El análisis que hace de estas explicaciones la investigadora Melinda Cooper, que estudia por qué tanto neoliberales como conservadores se ensañaron contra un programa de poco presupuesto dedicado a las madres afroamericanas solteras, es una pista fundamental: en ese subsidio se concentraba la desobediencia de las expectativas morales de sus beneficiarias. Estas madres afroamericanas solteras producían una imagen que no cuadraba en la estampa de la familia fordista. Es decir, desde la óptica conservadora, quienes recibían ese subsidio eran “premiadas” por su decisión de tener hijxs por fuera de la convivencia heteronormada, y la inflación reflejaba la inflación de sus expectativas de qué hacer de sus vidas, sin ninguna contraprestación obligatoria.
Entonces, al clásico argumento neoliberal de que la inflación se debe al “exceso” de gasto público y al aumento de los salarios cuando hay poder sindical, los conservadores le agregan una torsión: la inflación marca un desplazamiento cualitativo de lo que se desea. Más recientemente, ambos argumentos se han aliado de forma decisiva.
Para nuestro contexto: ¿cómo discutir la inflación desarmando una imagen conservadora del gasto social, muy afín al gobierno saliente, que moraliza a las mujeres, lesbianas, travestis y trans de sectores populares en sus posibles gastos a la vez que perdona a la élite financiera local e internacional haber fugado 9 de cada 10 dólares de la deuda externa?

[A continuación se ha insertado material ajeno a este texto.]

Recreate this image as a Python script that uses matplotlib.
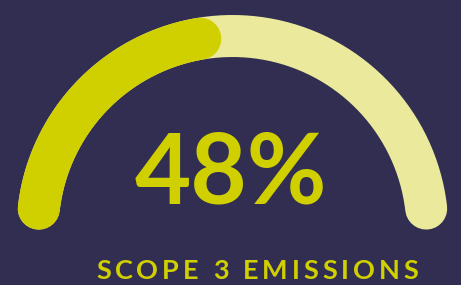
import numpy as np
import matplotlib.pyplot as plt

# gauge data
value = 48
total = 100
value_label = "48%"
caption = "SCOPE 3 EMISSIONS"

bg = "#312e52"
track_col = "#ebe99b"
fill_col = "#d0cf00"

W, H = 461, 285
fig = plt.figure(figsize=(W / 100, H / 100), dpi=100)
fig.patch.set_facecolor(bg)
ax = fig.add_axes([0, 0, 1, 1])
ax.set_facecolor(bg)
ax.set_xlim(0, W)
ax.set_ylim(H, 0)
ax.axis("off")

cx, cy, r = 232.5, 231.0, 195.0
stroke = 42
start, end = 173.4, 6.6
lw = stroke * 72 / 100


def arc(a0, a1, color):
    t = np.radians(np.linspace(a0, a1, 300))
    ax.plot(cx + r * np.cos(t), cy - r * np.sin(t), color=color, lw=lw,
            solid_capstyle="round")


arc(start, end, track_col)
# end of the rounded cap sits at the value position
cap = np.degrees((stroke / 2) / r)
a_val = start - (value / total) * (start - end)
arc(start, a_val + cap, fill_col)

ax.text(231, 203, value_label, color=fill_col, fontsize=70, fontfamily="Lato",
        fontweight="bold", ha="center", va="baseline")

# letter-spaced caption
fig.canvas.draw()
rend = fig.canvas.get_renderer()
fs = 19.5
x0, x1, base = 96, 418, 279


def width(s):
    if not s:
        return 0.0
    t = ax.text(0, 0, s + "|", fontsize=fs, fontfamily="Lato", fontweight="bold")
    bar = ax.text(0, 0, "|", fontsize=fs, fontfamily="Lato", fontweight="bold")
    w = t.get_window_extent(rend).width - bar.get_window_extent(rend).width
    t.remove()
    bar.remove()
    return w


n = len(caption)
natural = width(caption)
track = (x1 - x0 - natural) / (n - 1)
for i, ch in enumerate(caption):
    if ch == " ":
        continue
    x = x0 + width(caption[:i]) + i * track
    ax.text(x, base, ch, color=fill_col, fontsize=fs, fontfamily="Lato",
            fontweight="bold", ha="left", va="baseline")

fig.savefig("out.png", dpi=100, facecolor=bg)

Si hay unos vínculos que expresan el rechazo (o la fuga de hecho) al contrato familiar, el devenir deudoras es –como argumenta Silvia Federici– un cambio en la forma de explotación que arrastra otra pregunta: ¿cómo se vigila y castiga por fuera del salario y por fuera del matrimonio? Las reformas punitivas de los derechos sociales (como argumentamos en relación a la moratoria jubilatoria) intentan inventar esos dispositivos reponiendo un orden de merecimientos patriarcal por fuera del salario y por fuera del matrimonio.